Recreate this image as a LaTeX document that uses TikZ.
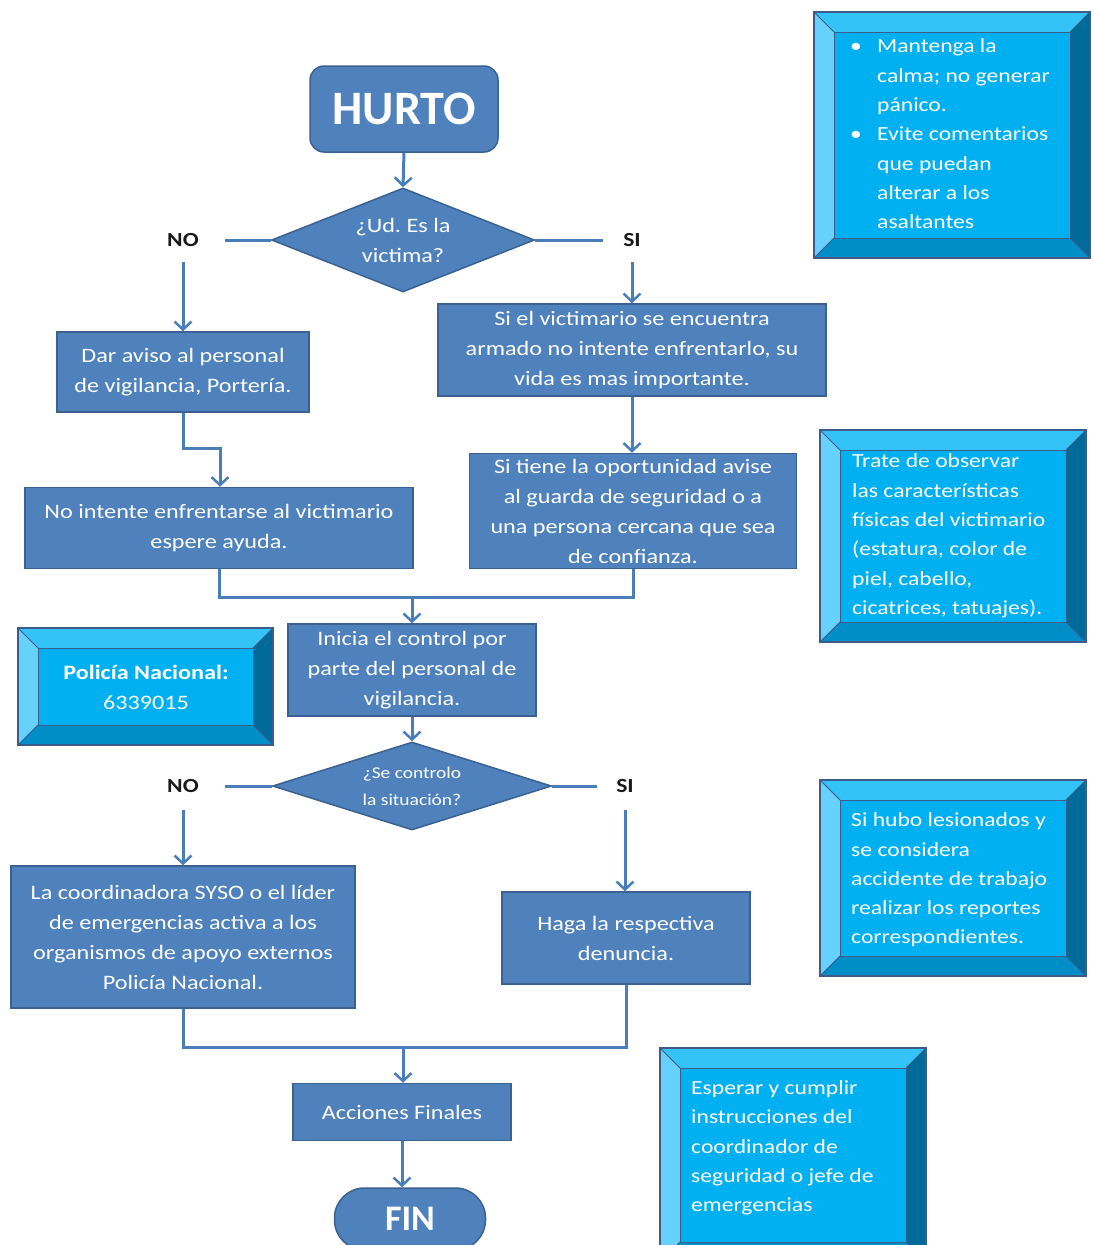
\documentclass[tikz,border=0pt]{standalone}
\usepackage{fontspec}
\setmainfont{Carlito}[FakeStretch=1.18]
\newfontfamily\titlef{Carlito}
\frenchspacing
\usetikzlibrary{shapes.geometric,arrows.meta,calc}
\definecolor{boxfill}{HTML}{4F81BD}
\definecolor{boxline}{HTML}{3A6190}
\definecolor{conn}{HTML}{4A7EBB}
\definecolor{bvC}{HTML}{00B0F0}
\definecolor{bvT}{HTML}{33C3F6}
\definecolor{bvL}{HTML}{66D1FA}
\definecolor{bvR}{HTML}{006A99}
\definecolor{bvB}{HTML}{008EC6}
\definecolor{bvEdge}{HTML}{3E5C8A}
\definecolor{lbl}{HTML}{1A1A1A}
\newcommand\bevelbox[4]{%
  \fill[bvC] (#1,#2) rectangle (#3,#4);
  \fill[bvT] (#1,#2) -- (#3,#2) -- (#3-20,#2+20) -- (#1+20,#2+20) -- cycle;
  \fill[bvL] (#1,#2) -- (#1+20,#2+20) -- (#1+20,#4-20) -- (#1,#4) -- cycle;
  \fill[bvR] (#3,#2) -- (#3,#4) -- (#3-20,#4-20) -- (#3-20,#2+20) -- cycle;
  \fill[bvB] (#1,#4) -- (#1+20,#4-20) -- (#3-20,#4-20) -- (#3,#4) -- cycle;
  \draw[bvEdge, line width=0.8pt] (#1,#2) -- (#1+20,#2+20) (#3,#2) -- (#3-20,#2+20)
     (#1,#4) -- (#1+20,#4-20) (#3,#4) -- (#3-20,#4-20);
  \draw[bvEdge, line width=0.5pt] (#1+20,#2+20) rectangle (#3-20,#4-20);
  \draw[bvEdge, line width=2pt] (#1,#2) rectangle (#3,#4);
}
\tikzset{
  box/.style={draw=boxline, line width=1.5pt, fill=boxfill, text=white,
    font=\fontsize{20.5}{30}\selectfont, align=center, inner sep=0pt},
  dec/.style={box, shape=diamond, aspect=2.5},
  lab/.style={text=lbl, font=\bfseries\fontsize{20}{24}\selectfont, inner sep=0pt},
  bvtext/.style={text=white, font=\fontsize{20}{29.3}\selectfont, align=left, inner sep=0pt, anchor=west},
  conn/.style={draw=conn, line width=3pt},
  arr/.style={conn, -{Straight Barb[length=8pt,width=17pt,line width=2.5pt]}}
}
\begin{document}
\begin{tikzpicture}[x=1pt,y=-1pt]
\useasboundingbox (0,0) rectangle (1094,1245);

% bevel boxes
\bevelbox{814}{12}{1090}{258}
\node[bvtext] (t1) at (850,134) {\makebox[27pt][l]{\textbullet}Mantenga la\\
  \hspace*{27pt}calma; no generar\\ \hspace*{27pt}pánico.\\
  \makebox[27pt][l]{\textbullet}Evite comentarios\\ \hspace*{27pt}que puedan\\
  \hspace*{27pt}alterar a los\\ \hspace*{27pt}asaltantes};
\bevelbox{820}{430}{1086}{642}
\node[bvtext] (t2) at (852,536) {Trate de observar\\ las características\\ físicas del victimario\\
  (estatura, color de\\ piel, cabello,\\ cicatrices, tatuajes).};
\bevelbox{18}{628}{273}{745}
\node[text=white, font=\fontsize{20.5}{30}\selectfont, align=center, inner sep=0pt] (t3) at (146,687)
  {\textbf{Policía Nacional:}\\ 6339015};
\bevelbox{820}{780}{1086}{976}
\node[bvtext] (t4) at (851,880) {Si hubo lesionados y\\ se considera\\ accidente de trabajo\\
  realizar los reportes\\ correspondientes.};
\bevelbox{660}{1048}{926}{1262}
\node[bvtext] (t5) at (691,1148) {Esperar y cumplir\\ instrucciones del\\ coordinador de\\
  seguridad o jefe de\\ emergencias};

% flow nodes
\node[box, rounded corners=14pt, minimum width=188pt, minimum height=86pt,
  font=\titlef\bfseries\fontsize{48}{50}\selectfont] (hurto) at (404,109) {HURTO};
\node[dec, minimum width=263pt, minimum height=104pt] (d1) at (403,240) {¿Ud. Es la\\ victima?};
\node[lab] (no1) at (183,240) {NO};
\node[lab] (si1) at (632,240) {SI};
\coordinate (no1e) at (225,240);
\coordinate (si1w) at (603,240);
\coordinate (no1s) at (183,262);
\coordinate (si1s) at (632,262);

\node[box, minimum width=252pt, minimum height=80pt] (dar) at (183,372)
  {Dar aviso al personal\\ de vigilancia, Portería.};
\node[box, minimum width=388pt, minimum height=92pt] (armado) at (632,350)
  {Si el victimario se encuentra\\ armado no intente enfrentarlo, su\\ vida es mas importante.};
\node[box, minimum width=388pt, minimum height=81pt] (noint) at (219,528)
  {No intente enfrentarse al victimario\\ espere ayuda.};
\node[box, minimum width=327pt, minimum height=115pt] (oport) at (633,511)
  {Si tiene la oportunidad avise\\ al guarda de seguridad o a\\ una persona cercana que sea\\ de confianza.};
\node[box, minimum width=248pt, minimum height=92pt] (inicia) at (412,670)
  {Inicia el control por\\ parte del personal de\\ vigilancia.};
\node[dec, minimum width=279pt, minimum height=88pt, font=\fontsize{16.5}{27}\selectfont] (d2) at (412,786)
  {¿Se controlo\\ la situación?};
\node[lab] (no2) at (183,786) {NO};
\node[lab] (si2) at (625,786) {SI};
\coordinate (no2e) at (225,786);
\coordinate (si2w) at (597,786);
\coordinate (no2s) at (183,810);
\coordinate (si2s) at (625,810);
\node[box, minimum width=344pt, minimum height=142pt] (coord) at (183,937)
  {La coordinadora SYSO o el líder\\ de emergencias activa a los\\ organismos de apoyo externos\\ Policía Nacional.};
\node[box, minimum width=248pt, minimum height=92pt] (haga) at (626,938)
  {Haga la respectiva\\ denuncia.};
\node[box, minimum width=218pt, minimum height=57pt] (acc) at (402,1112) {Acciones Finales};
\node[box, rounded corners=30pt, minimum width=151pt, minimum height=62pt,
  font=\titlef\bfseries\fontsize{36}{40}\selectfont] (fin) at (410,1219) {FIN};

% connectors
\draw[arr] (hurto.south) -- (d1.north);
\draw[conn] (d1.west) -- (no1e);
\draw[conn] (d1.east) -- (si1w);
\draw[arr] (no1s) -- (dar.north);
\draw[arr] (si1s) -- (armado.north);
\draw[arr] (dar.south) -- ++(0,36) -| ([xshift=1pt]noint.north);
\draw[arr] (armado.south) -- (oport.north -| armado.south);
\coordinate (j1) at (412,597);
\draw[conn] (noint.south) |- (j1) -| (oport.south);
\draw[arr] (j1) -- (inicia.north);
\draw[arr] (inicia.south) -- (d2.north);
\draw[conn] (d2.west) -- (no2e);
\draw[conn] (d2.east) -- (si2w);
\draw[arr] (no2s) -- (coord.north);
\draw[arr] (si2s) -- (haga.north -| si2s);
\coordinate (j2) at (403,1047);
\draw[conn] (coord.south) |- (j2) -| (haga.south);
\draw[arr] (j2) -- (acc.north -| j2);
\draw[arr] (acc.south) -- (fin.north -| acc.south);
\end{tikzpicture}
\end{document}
——————————
* Objective
Set the listing down in full and exactly. Pictures within it should not appear in the copy.

* Final result
Recreate this image as a LaTeX document that uses TikZ.
\documentclass[tikz,border=0pt]{standalone}
\usepackage{fontspec}
\setmainfont{Carlito}[FakeStretch=1.18]
\newfontfamily\titlef{Carlito}
\frenchspacing
\usetikzlibrary{shapes.geometric,arrows.meta,calc}
\definecolor{boxfill}{HTML}{4F81BD}
\definecolor{boxline}{HTML}{3A6190}
\definecolor{conn}{HTML}{4A7EBB}
\definecolor{bvC}{HTML}{00B0F0}
\definecolor{bvT}{HTML}{33C3F6}
\definecolor{bvL}{HTML}{66D1FA}
\definecolor{bvR}{HTML}{006A99}
\definecolor{bvB}{HTML}{008EC6}
\definecolor{bvEdge}{HTML}{3E5C8A}
\definecolor{lbl}{HTML}{1A1A1A}
\newcommand\bevelbox[4]{%
  \fill[bvC] (#1,#2) rectangle (#3,#4);
  \fill[bvT] (#1,#2) -- (#3,#2) -- (#3-20,#2+20) -- (#1+20,#2+20) -- cycle;
  \fill[bvL] (#1,#2) -- (#1+20,#2+20) -- (#1+20,#4-20) -- (#1,#4) -- cycle;
  \fill[bvR] (#3,#2) -- (#3,#4) -- (#3-20,#4-20) -- (#3-20,#2+20) -- cycle;
  \fill[bvB] (#1,#4) -- (#1+20,#4-20) -- (#3-20,#4-20) -- (#3,#4) -- cycle;
  \draw[bvEdge, line width=0.8pt] (#1,#2) -- (#1+20,#2+20) (#3,#2) -- (#3-20,#2+20)
     (#1,#4) -- (#1+20,#4-20) (#3,#4) -- (#3-20,#4-20);
  \draw[bvEdge, line width=0.5pt] (#1+20,#2+20) rectangle (#3-20,#4-20);
  \draw[bvEdge, line width=2pt] (#1,#2) rectangle (#3,#4);
}
\tikzset{
  box/.style={draw=boxline, line width=1.5pt, fill=boxfill, text=white,
    font=\fontsize{20.5}{30}\selectfont, align=center, inner sep=0pt},
  dec/.style={box, shape=diamond, aspect=2.5},
  lab/.style={text=lbl, font=\bfseries\fontsize{20}{24}\selectfont, inner sep=0pt},
  bvtext/.style={text=white, font=\fontsize{20}{29.3}\selectfont, align=left, inner sep=0pt, anchor=west},
  conn/.style={draw=conn, line width=3pt},
  arr/.style={conn, -{Straight Barb[length=8pt,width=17pt,line width=2.5pt]}}
}
\begin{document}
\begin{tikzpicture}[x=1pt,y=-1pt]
\useasboundingbox (0,0) rectangle (1094,1245);

% bevel boxes
\bevelbox{814}{12}{1090}{258}
\node[bvtext] (t1) at (850,134) {\makebox[27pt][l]{\textbullet}Mantenga la\\
  \hspace*{27pt}calma; no generar\\ \hspace*{27pt}pánico.\\
  \makebox[27pt][l]{\textbullet}Evite comentarios\\ \hspace*{27pt}que puedan\\
  \hspace*{27pt}alterar a los\\ \hspace*{27pt}asaltantes};
\bevelbox{820}{430}{1086}{642}
\node[bvtext] (t2) at (852,536) {Trate de observar\\ las características\\ físicas del victimario\\
  (estatura, color de\\ piel, cabello,\\ cicatrices, tatuajes).};
\bevelbox{18}{628}{273}{745}
\node[text=white, font=\fontsize{20.5}{30}\selectfont, align=center, inner sep=0pt] (t3) at (146,687)
  {\textbf{Policía Nacional:}\\ 6339015};
\bevelbox{820}{780}{1086}{976}
\node[bvtext] (t4) at (851,880) {Si hubo lesionados y\\ se considera\\ accidente de trabajo\\
  realizar los reportes\\ correspondientes.};
\bevelbox{660}{1048}{926}{1262}
\node[bvtext] (t5) at (691,1148) {Esperar y cumplir\\ instrucciones del\\ coordinador de\\
  seguridad o jefe de\\ emergencias};

% flow nodes
\node[box, rounded corners=14pt, minimum width=188pt, minimum height=86pt,
  font=\titlef\bfseries\fontsize{48}{50}\selectfont] (hurto) at (404,109) {HURTO};
\node[dec, minimum width=263pt, minimum height=104pt] (d1) at (403,240) {¿Ud. Es la\\ victima?};
\node[lab] (no1) at (183,240) {NO};
\node[lab] (si1) at (632,240) {SI};
\coordinate (no1e) at (225,240);
\coordinate (si1w) at (603,240);
\coordinate (no1s) at (183,262);
\coordinate (si1s) at (632,262);

\node[box, minimum width=252pt, minimum height=80pt] (dar) at (183,372)
  {Dar aviso al personal\\ de vigilancia, Portería.};
\node[box, minimum width=388pt, minimum height=92pt] (armado) at (632,350)
  {Si el victimario se encuentra\\ armado no intente enfrentarlo, su\\ vida es mas importante.};
\node[box, minimum width=388pt, minimum height=81pt] (noint) at (219,528)
  {No intente enfrentarse al victimario\\ espere ayuda.};
\node[box, minimum width=327pt, minimum height=115pt] (oport) at (633,511)
  {Si tiene la oportunidad avise\\ al guarda de seguridad o a\\ una persona cercana que sea\\ de confianza.};
\node[box, minimum width=248pt, minimum height=92pt] (inicia) at (412,670)
  {Inicia el control por\\ parte del personal de\\ vigilancia.};
\node[dec, minimum width=279pt, minimum height=88pt, font=\fontsize{16.5}{27}\selectfont] (d2) at (412,786)
  {¿Se controlo\\ la situación?};
\node[lab] (no2) at (183,786) {NO};
\node[lab] (si2) at (625,786) {SI};
\coordinate (no2e) at (225,786);
\coordinate (si2w) at (597,786);
\coordinate (no2s) at (183,810);
\coordinate (si2s) at (625,810);
\node[box, minimum width=344pt, minimum height=142pt] (coord) at (183,937)
  {La coordinadora SYSO o el líder\\ de emergencias activa a los\\ organismos de apoyo externos\\ Policía Nacional.};
\node[box, minimum width=248pt, minimum height=92pt] (haga) at (626,938)
  {Haga la respectiva\\ denuncia.};
\node[box, minimum width=218pt, minimum height=57pt] (acc) at (402,1112) {Acciones Finales};
\node[box, rounded corners=30pt, minimum width=151pt, minimum height=62pt,
  font=\titlef\bfseries\fontsize{36}{40}\selectfont] (fin) at (410,1219) {FIN};

% connectors
\draw[arr] (hurto.south) -- (d1.north);
\draw[conn] (d1.west) -- (no1e);
\draw[conn] (d1.east) -- (si1w);
\draw[arr] (no1s) -- (dar.north);
\draw[arr] (si1s) -- (armado.north);
\draw[arr] (dar.south) -- ++(0,36) -| ([xshift=1pt]noint.north);
\draw[arr] (armado.south) -- (oport.north -| armado.south);
\coordinate (j1) at (412,597);
\draw[conn] (noint.south) |- (j1) -| (oport.south);
\draw[arr] (j1) -- (inicia.north);
\draw[arr] (inicia.south) -- (d2.north);
\draw[conn] (d2.west) -- (no2e);
\draw[conn] (d2.east) -- (si2w);
\draw[arr] (no2s) -- (coord.north);
\draw[arr] (si2s) -- (haga.north -| si2s);
\coordinate (j2) at (403,1047);
\draw[conn] (coord.south) |- (j2) -| (haga.south);
\draw[arr] (j2) -- (acc.north -| j2);
\draw[arr] (acc.south) -- (fin.north -| acc.south);
\end{tikzpicture}
\end{document}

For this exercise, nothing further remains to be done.